Domino’s expects to grow market share as its publicly traded rivals close stores this year, CEO Russell Weiner said Monday during an earnings call.
Earlier this year, Yum Brands, Pizza Hut’s parent company, said it would close about 250 underperforming restaurants during the first half of 2026 as part of an ongoing strategic review. Yum said in the past that it was also considering selling the brand. Papa Johns also plans to close 300 locations by the end of 2027, with about 200 units slated to close this year.
Weiner said Domino’s long-term value strategy has been difficult for competitors to match, particularly from a profitability standpoint. As competitors continue to push steep discounts, more franchisees will see profitability issues that could lead to additional closures, Weiner added.
Domino’s has a higher advertising budget than both Papa Johns and Pizza Hut, Weiner said, and its value offers don’t come at the expense of profitability.
Despite posting a 0.9% same-store sales growth in Q1 — lower than previous expectations — Domino’s remains optimistic about the future, given the ongoing trouble at major competitors. Domino’s will continue to offer promotions, like its Best Deal Ever, which discounts a large pizza, and lean into deals that customers find valuable.

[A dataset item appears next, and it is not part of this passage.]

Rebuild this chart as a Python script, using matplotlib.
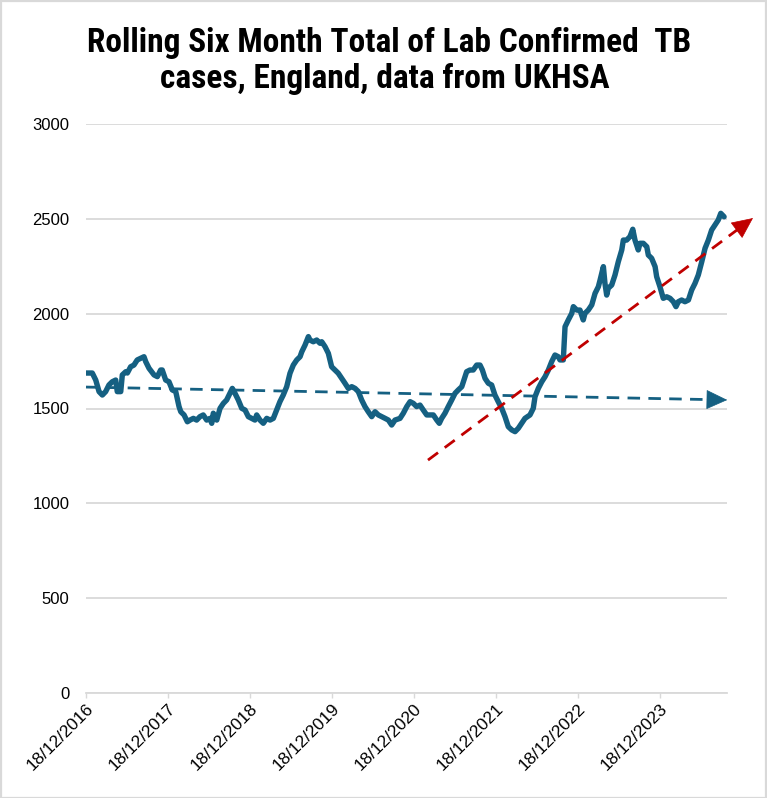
import numpy as np
import pandas as pd
import matplotlib
matplotlib.use("Agg")
import matplotlib.pyplot as plt
import matplotlib.dates as mdates
import matplotlib.font_manager as fm
from matplotlib.patches import Rectangle, FancyArrowPatch

# ---------------- data ----------------
start_date = "2016-12-18"
x_end_date = "2024-10-12"

# weeks after 18/12/2016
weeks = [0, 4.0, 6.2, 8.3, 10.4, 12.5, 14.6, 16.7, 18.9, 19.9, 22.1, 23.1, 25.3, 26.3,
         28.4, 30.5, 32.6, 34.8, 36.9, 38.0, 40.1, 43.3, 45.4, 47.5, 48.5, 50.7, 52.8,
         54.9, 57.1, 59.2, 60.3, 62.4, 64.5,
         66.2, 68.3, 70.4, 72.5, 74.6, 76.8, 78.9, 80.0, 81.0, 83.2, 85.3, 87.4, 89.5,
         91.6, 93.1, 94.8, 96.9, 99.1, 101.2, 103.3, 105.4, 107.5, 108.6, 110.7, 112.8,
         115.0, 117.1, 119.2, 121.3, 123.4, 125.5, 127.7, 129.8,
         131.9, 134.1, 136.2, 137.3, 139.4, 141.5, 142.5, 144.6, 146.8, 148.9, 150.0,
         152.1, 154.2, 156.3, 158.4, 160.5, 162.7, 164.8, 166.9, 169.1, 171.2, 173.3,
         175.4, 177.5, 179.6, 181.8, 183.9, 186.0, 188.2, 190.3, 192.4, 194.5, 196.6,
         199.8, 201.9, 204.1, 206.2, 208.3, 210.4, 212.5, 214.6, 216.8, 218.9, 221.0,
         223.2, 224.8, 226.3, 228.4, 230.5, 232.7, 234.8, 236.9, 239.1, 241.2, 242.2,
         244.3, 246.4, 248.6, 250.7, 252.2, 253.9, 256.0, 258.1, 260.2, 262.3, 264.5,
         266.6, 268.7, 270.9, 273.0,
         275.1, 277.2, 279.3, 282.5, 284.6, 285.7, 287.8, 290.0, 292.1, 294.2, 296.3,
         298.4, 300.5, 301.6, 303.7, 304.8, 306.9, 309.1, 310.1, 312.3, 314.3, 316.4,
         317.5, 319.6, 321.8, 323.9, 326.0, 327.1,
         329.2, 330.2, 331.3, 332.3, 334.5, 336.6, 338.7, 340.9, 341.9, 344.0, 346.1,
         347.9, 349.3, 351.4, 352.5, 354.6, 356.8, 357.8, 359.9, 362.1, 363.1, 365.2,
         367.3, 369.5, 371.6, 373.7, 375.4, 376.9, 379.0, 381.1, 383.3, 385.4, 387.5,
         389.6, 391.8, 393.9, 396.0, 398.1, 400.2, 402.3, 403.9, 406.0]

cases = [1687, 1687, 1650, 1589, 1571, 1589, 1624, 1641, 1650, 1589, 1589, 1677, 1694, 1687,
         1720, 1729, 1756, 1765, 1773, 1747, 1712, 1677, 1668, 1703, 1703, 1650, 1641,
         1598, 1589, 1510, 1483, 1466, 1430,
         1439, 1448, 1439, 1457, 1466, 1439, 1448, 1422, 1475, 1439, 1501, 1527, 1545,
         1580, 1606, 1580, 1545, 1501, 1492, 1457, 1448, 1439, 1466, 1439, 1422,
         1448, 1439, 1448, 1492, 1536, 1571, 1615, 1686,
         1729, 1756, 1773, 1799, 1835, 1879, 1861, 1852, 1861, 1844, 1852,
         1826, 1791, 1720, 1703, 1686, 1659, 1633, 1606, 1615, 1606, 1589,
         1545, 1510, 1483, 1457, 1483, 1466, 1457, 1448, 1439, 1413, 1439,
         1448, 1475, 1510, 1536, 1527, 1510, 1518, 1492, 1466, 1466, 1466,
         1439, 1422, 1448, 1475, 1510, 1545, 1580, 1598, 1615, 1668, 1694,
         1703, 1703, 1729, 1729, 1703, 1659, 1633, 1624, 1571, 1536, 1501,
         1457, 1404, 1387, 1378,
         1396, 1422, 1448, 1466, 1501, 1562, 1606, 1641, 1668, 1703, 1747,
         1782, 1773, 1756, 1756, 1931, 1967, 2002, 2037, 2019, 2019, 1967,
         2002, 2019, 2046, 2107, 2142, 2177,
         2248, 2160, 2098, 2134, 2151, 2204, 2274, 2336, 2388, 2388, 2406,
         2445, 2388, 2336, 2371, 2371, 2353, 2309, 2292, 2248, 2195, 2142,
         2081, 2089, 2081, 2063, 2037, 2063, 2072, 2063, 2072, 2125, 2160,
         2204, 2274, 2345, 2388, 2441, 2467, 2494, 2529, 2511]

# trend arrows: (weeks, value) start and tip
blue_trend_weeks = [0.0, 408.0]
blue_trend_values = [1613, 1545]
red_trend_weeks = [217.6, 424.4]
red_trend_values = [1228, 2504]

tick_dates = ["2016-12-18", "2017-12-18", "2018-12-18", "2019-12-18",
              "2020-12-18", "2021-12-18", "2022-12-18", "2023-12-18"]
y_ticks = [0, 500, 1000, 1500, 2000, 2500, 3000]

title_lines = ["Rolling Six Month Total of Lab Confirmed  TB",
               "cases, England, data from UKHSA"]

# ---------------- style ----------------
LINE_BLUE = "#156082"
TREND_RED = "#C00000"
GRID = "#D9D9D9"

names = {f.name for f in fm.fontManager.ttflist}
title_font = None
for cand in ["Liberation Sans Narrow", "Roboto Condensed", "Open Sans Condensed",
             "DejaVu Sans Condensed", "Roboto", "Liberation Sans"]:
    if cand in names:
        title_font = cand
        break
label_font = "Liberation Sans" if "Liberation Sans" in names else "DejaVu Sans"

plt.rcParams["font.family"] = [label_font, "DejaVu Sans"]

W, H = 767, 798
fig = plt.figure(figsize=(W / 100, H / 100), dpi=100)
fig.patch.set_facecolor("white")
fig.patches.append(Rectangle((0.5 / W, 0.5 / H), 1 - 1.5 / W, 1 - 1.5 / H,
                             transform=fig.transFigure, fill=False,
                             edgecolor=GRID, linewidth=1.6, zorder=0))

ax = fig.add_axes([86 / W, 1 - 693 / H, (727 - 86) / W, (693 - 124) / H])

t0 = pd.Timestamp(start_date)
def to_dates(wk):
    return t0 + pd.to_timedelta(np.asarray(wk) * 7.0, unit="D")

dates = to_dates(weeks)

# grid
ax.set_ylim(0, 3000)
ax.set_yticks(y_ticks)
ax.yaxis.grid(True, color=GRID, linewidth=1.3)
ax.set_axisbelow(True)

ax.set_xlim(t0, pd.Timestamp(x_end_date))
ax.set_xticks(pd.to_datetime(tick_dates))
ax.xaxis.set_major_formatter(mdates.DateFormatter("%d/%m/%Y"))

for s in ["top", "right", "left"]:
    ax.spines[s].set_visible(False)
ax.spines["bottom"].set_color(GRID)
ax.spines["bottom"].set_linewidth(1.3)

ax.tick_params(axis="y", length=0, pad=12, labelsize=12, labelcolor="#000000")
ax.tick_params(axis="x", direction="out", length=3.5, width=1.0, color=GRID,
               pad=2, labelsize=12.5, labelcolor="#000000")
for lab in ax.get_xticklabels():
    lab.set_rotation(45)
    lab.set_ha("right")
    lab.set_va("top")
    lab.set_rotation_mode("anchor")

# main series
ax.plot(dates, cases, color=LINE_BLUE, linewidth=3.9,
        solid_joinstyle="round", solid_capstyle="round", zorder=3)

# trend arrows
def trend(wk, vals, color):
    d = to_dates(wk)
    x0, x1 = mdates.date2num(d[0]), mdates.date2num(d[1])
    y0, y1 = vals
    p0 = ax.transData.transform((x0, y0))
    p1 = ax.transData.transform((x1, y1))
    L = np.hypot(*(p1 - p0))
    frac = 1 - 16 / L
    xb = x0 + (x1 - x0) * frac
    yb = y0 + (y1 - y0) * frac
    ax.plot([x0, xb], [y0, yb], color=color, linewidth=2.0,
            linestyle=(0, (4.5, 3.0)), clip_on=False, zorder=4,
            dash_capstyle="butt")
    fr2 = 1 - 20 / L
    xs = x0 + (x1 - x0) * fr2
    ys = y0 + (y1 - y0) * fr2
    arr = FancyArrowPatch((xs, ys), (x1, y1),
                          arrowstyle="-|>,head_length=14,head_width=6.5",
                          color=color, linewidth=0.5, mutation_scale=1,
                          shrinkA=0, shrinkB=0, clip_on=False, zorder=5)
    ax.add_patch(arr)

trend(blue_trend_weeks, blue_trend_values, LINE_BLUE)
trend(red_trend_weeks, red_trend_values, TREND_RED)

# title (two lines, bold condensed), fitted to reference width
tkw = dict(fontweight="bold", color="#000000", ha="center", va="baseline")
if title_font:
    tkw["family"] = [title_font, "DejaVu Sans"]
if title_font == "DejaVu Sans Condensed":
    tkw["fontstretch"] = "condensed"
fs = 24
t1 = fig.text(389.5 / W, 1 - 52 / H, title_lines[0], fontsize=fs, **tkw)
t2 = fig.text(384.5 / W, 1 - 88 / H, title_lines[1], fontsize=fs, **tkw)
fig.canvas.draw()
w1 = t1.get_window_extent().width
new_fs = min(fs * 605 / w1, 26)
t1.set_fontsize(new_fs)
t2.set_fontsize(new_fs)

fig.savefig("out.png", dpi=100, facecolor="white")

“What you're starting to see this year is competition — pizza and non-pizza — realizing they need to do the same thing,” Weiner said. “At the end of the day, what that allows us to do is not only to continue to put pressure on our competition and to continue to grow share, but also, this value environment is not going to change … for the rest of this year.”
Comparing U.S. QSR pizza chain store count
When competing stores close, they tend to be underperforming locations that have roughly $500,000 in annual sales volumes, Weiner said. By comparison, Domino’s franchisees averaged $26,247 in weekly sales in 2024, according to its 2026 franchise disclosure document. That adds up to over $1.3 million in average unit volume.
On average, Domino’s competitors have weaker sales volumes. Pizza Hut’s mature franchised stores had an AUV of just under $1 million in 2025, while Papa Johns’ standard U.S. stores had a roughly $1.1 million AUV.
“If I go back to 2025, [our publicly traded] competitors closed the same number of stores last year, too,” CFO Sandeep Reddy said during the call. “Our playbook has been to continue to squeeze their profits. They close doors. We take sales. We take share. What is happening in ’26 is no different.”
Domino’s said earlier this year that it expects to double its market share in the future after growing its share to 23% of QSR pizza market in recent years.
Over the past 11 years, Domino’s gained 11 points of market share by driving more sales, opening stores and driving profits per sale, Weiner said. During that time, Domino’s opened 2,000 net new stores, despite some competitors closing stores. The chain also saw average annual sales growth of over 5% and profit of average franchisees increased almost $80,000 per store. That equates to about $740 million in additional profit compared to what franchisees had over a decade ago.
“This has been, and will remain, our formula for success. More sales, more stores and more profit drive more market share. More market share drives scale, which strengthens our competitive advantage,” Weiner said.